6. My First Foray Into AirBNB.  After shuffling around between two more hostels in three nights, I finally spent the night before Halloween staying with a Peruvian man in a grand, old apartment complex just off of Calle Atocha.  In my determination to just get on with it, I forgot to ascertain which room in the building my host lived in.  So, fueled by sheer desperation, I dragged my 2/3 of my weight in luggage up flight after flight of stairs - grand, old, imperial apartments don't have elevators in them, of course - knocking at every door I came to and demanding, "Busco a Manu!  Manu vive aqui??" until finally a woman informed me that Manu lived on the very top floor.  Of course he did.  And I was actually so beat at this point that I had to make multiple trips up and down the stairs, heaving my suitcases after me piece by piece.  And at last I came to Manu's door and barely had enough time to move my things in and introduce myself before I fainted dead away in his living room.  When I came to, he had served me a glass of orange juice and was in the kitchen cooking me eggs, but still it's a disorienting and not quite pleasant thing to pass out in a stranger's living room, and that did not help alleviate my maximum capacity stress level.  Manu invited me to a dinner party he was hosting that evening, however, and I got to meet a group of other expats living in Madrid, which made for good Spanish conversation practice.  Moreover, Manu cooked a fantastic dinner (Peru is renowned throughout South America for its cuisine) with chicken, onions, desiccated potatoes, and a crushed peanut sauce.  

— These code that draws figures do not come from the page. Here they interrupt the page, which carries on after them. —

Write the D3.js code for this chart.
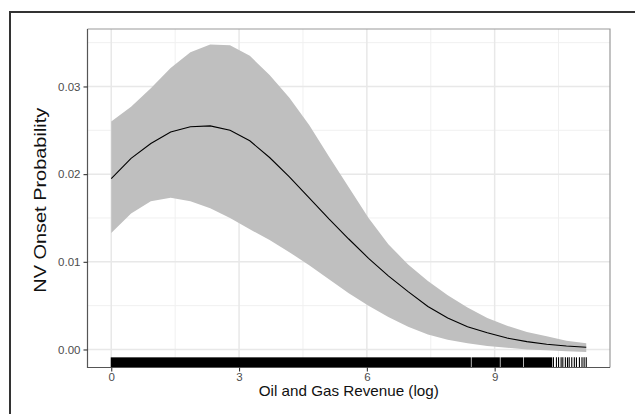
<!DOCTYPE html>
<html>
<head>
<meta charset="utf-8">
<script src="https://cdnjs.cloudflare.com/ajax/libs/d3/7.8.5/d3.min.js"></script>
<style>
  body { margin: 0; background: #fff; }
  svg { display: block; font-family: "Liberation Sans", Arial, sans-serif; }
</style>
</head>
<body>
<div id="chart"></div>
<script>
// effect curve (predicted probability with confidence band)
const revenue = [0, 0.465, 0.929, 1.394, 1.858, 2.323, 2.788, 3.252, 3.717, 4.181,
  4.646, 5.11, 5.575, 6.04, 6.504, 6.969, 7.433, 7.898, 8.363, 8.827,
  9.292, 9.756, 10.221, 10.685, 11.15];
const fitProb = [0.0195, 0.0218, 0.0235, 0.0248, 0.0254, 0.0255, 0.0250, 0.0238, 0.0219, 0.0197,
  0.0173, 0.0149, 0.0126, 0.0104, 0.0084, 0.0066, 0.0049, 0.0036, 0.0026, 0.0019,
  0.0013, 0.0009, 0.0006, 0.0004, 0.00025];
const upperProb = [0.0260, 0.0277, 0.0298, 0.0321, 0.0339, 0.0348, 0.0347, 0.0335, 0.0313, 0.0287,
  0.0256, 0.0220, 0.0185, 0.0150, 0.0120, 0.0097, 0.0078, 0.0062, 0.0048, 0.0036,
  0.0027, 0.0020, 0.0015, 0.0010, 0.0007];
const lowerProb = [0.0133, 0.0155, 0.0169, 0.0173, 0.0169, 0.0161, 0.0150, 0.0137, 0.0125, 0.0111,
  0.0096, 0.0080, 0.0064, 0.0050, 0.0037, 0.0026, 0.0017, 0.0011, 0.0007, 0.0004,
  0.0002, 0.0000, -0.0001, -0.0002, -0.0003];

// rug: dense stretches of observations, then the sparse upper tail
const rugSpans = [[0, 8.43], [8.47, 9.11], [9.15, 9.66], [9.70, 10.34]];
const rugTicks = [10.38, 10.45, 10.50, 10.56, 10.60, 10.66, 10.71, 10.75, 10.81, 10.87,
  10.92, 10.99, 11.05, 11.10, 11.15];

const xTicks = [0, 3, 6, 9];
const xMinor = [1.5, 4.5, 7.5, 10.5];
const yTicks = [0, 0.01, 0.02, 0.03];
const yMinor = [0.005, 0.015, 0.025, 0.035];

const W = 635, H = 414;
const panel = { left: 87.5, right: 610, top: 29, bottom: 367.5 };

const svg = d3.select('#chart').append('svg')
  .attr('width', W)
  .attr('height', H);

// outer frame
svg.append('path')
  .attr('d', `M10,${H + 2}V12H${W + 2}`)
  .attr('fill', 'none')
  .attr('stroke', '#333')
  .attr('stroke-width', 2);

const xExt = d3.extent(revenue);
const xPad = (xExt[1] - xExt[0]) * 0.05;
const x = d3.scaleLinear()
  .domain([xExt[0] - xPad, xExt[1] + xPad])
  .range([panel.left, panel.right]);

const yMin = d3.min(lowerProb), yMax = d3.max(upperProb);
const yPad = (yMax - yMin) * 0.05;
const y = d3.scaleLinear()
  .domain([yMin - yPad, yMax + yPad])
  .range([panel.bottom, panel.top]);

// grid
const grid = svg.append('g');
xMinor.forEach(v => grid.append('line')
  .attr('x1', x(v)).attr('x2', x(v)).attr('y1', panel.top).attr('y2', panel.bottom)
  .attr('stroke', '#f0f0f0').attr('stroke-width', 1));
yMinor.forEach(v => grid.append('line')
  .attr('y1', y(v)).attr('y2', y(v)).attr('x1', panel.left).attr('x2', panel.right)
  .attr('stroke', '#f0f0f0').attr('stroke-width', 1));
xTicks.forEach(v => grid.append('line')
  .attr('x1', x(v)).attr('x2', x(v)).attr('y1', panel.top).attr('y2', panel.bottom)
  .attr('stroke', '#e8e8e8').attr('stroke-width', 1.5));
yTicks.forEach(v => grid.append('line')
  .attr('y1', y(v)).attr('y2', y(v)).attr('x1', panel.left).attr('x2', panel.right)
  .attr('stroke', '#e8e8e8').attr('stroke-width', 1.5));

// confidence ribbon
const pts = revenue.map((r, i) => ({ r, fit: fitProb[i], lo: lowerProb[i], hi: upperProb[i] }));
svg.append('path')
  .datum(pts)
  .attr('fill', '#bfbfbf')
  .attr('d', d3.area()
    .x(d => x(d.r))
    .y0(d => y(d.lo))
    .y1(d => y(d.hi)));

svg.append('path')
  .datum(pts)
  .attr('fill', 'none')
  .attr('stroke', '#000')
  .attr('stroke-width', 1.1)
  .attr('d', d3.line()
    .x(d => x(d.r))
    .y(d => y(d.fit)));

// rug
const rugLen = (panel.bottom - panel.top) * 0.03;
const rug = svg.append('g');
rugSpans.forEach(s => rug.append('rect')
  .attr('x', x(s[0]) - 0.5)
  .attr('width', x(s[1]) - x(s[0]) + 1)
  .attr('y', panel.bottom - rugLen)
  .attr('height', rugLen)
  .attr('fill', '#000'));
rugTicks.forEach(v => rug.append('line')
  .attr('x1', x(v)).attr('x2', x(v))
  .attr('y1', panel.bottom - rugLen).attr('y2', panel.bottom)
  .attr('stroke', '#000').attr('stroke-width', 1.1));

// panel border
svg.append('path')
  .attr('d', `M${panel.left},${panel.top}H${panel.right}V${panel.bottom}`)
  .attr('fill', 'none')
  .attr('stroke', '#999')
  .attr('stroke-width', 1.2);
svg.append('path')
  .attr('d', `M${panel.left},${panel.top}V${panel.bottom}H${panel.right}`)
  .attr('fill', 'none')
  .attr('stroke', '#555')
  .attr('stroke-width', 1.2);

// axes
const xAxis = svg.append('g')
  .attr('transform', `translate(0,${panel.bottom})`)
  .call(d3.axisBottom(x).tickValues(xTicks).tickSize(4).tickPadding(1).tickFormat(d3.format('d')));
const yAxis = svg.append('g')
  .attr('transform', `translate(${panel.left},0)`)
  .call(d3.axisLeft(y).tickValues(yTicks).tickSize(4).tickPadding(3).tickFormat(d3.format('.2f')));
[xAxis, yAxis].forEach(a => {
  a.select('.domain').remove();
  a.selectAll('.tick line').attr('stroke', '#333').attr('stroke-width', 1.1);
  a.selectAll('.tick text')
    .attr('fill', '#4d4d4d')
    .style('font-size', '11.5px')
    .style('font-family', '"Liberation Sans", Arial, sans-serif');
});

svg.append('text')
  .attr('x', (panel.left + panel.right) / 2)
  .attr('y', 396)
  .attr('text-anchor', 'middle')
  .attr('fill', '#111')
  .attr('textLength', 180)
  .attr('lengthAdjust', 'spacingAndGlyphs')
  .style('font-size', '15px')
  .text('Oil and Gas Revenue (log)');

svg.append('text')
  .attr('transform', `translate(46,${(panel.top + panel.bottom) / 2 + 2}) rotate(-90)`)
  .attr('text-anchor', 'middle')
  .attr('fill', '#111')
  .attr('textLength', 185)
  .attr('lengthAdjust', 'spacingAndGlyphs')
  .style('font-size', '17px')
  .text('NV Onset Probability');
</script>
</body>
</html>
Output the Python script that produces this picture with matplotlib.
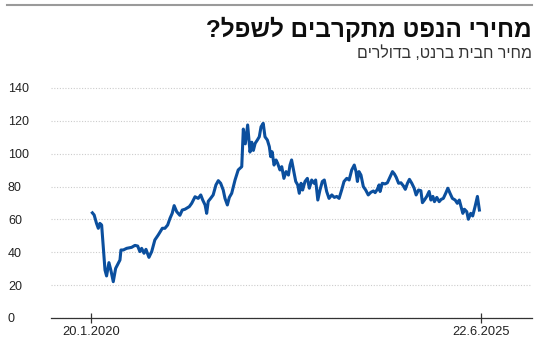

Needless to say, it was a relief beyond all words to finally move into my apartment with Belén, far from the weirdness of the city center of Madrid, where I can sit quietly in my room like a peaceful hermit, working and writing and cooking for myself.  Otherwise, Belén is cool and we get along well - she is a music teacher/professional clown/cat lady and has a lot to talk about.  Moreover Alcalá de Henares is a surprising town, which I have not yet properly explored.  

AND in more exciting news, I have finally finished knitting my gorgeous cabled jumper with my alpaca wool from Peru.  And it is WARM and SOFT AS A CLOUD and DELECTABLY FUZZY and my absolute favorite thing I've ever knitted!  I am currently finishing a yellow slouchy hat, with more projects to come.  Moreover, I've decided to take on the NaNoWriMo challenge this year and attempt to write a novel by the end of November.  I've never once completed it, but I'm a week in and still going strong - usually I give up around the third day or so.  So I have high hopes and will be updating frequently to blather about my writing, Spanish-learning, and knitting exploits.  Because I hope my life is going to be nice and boring for the next six months.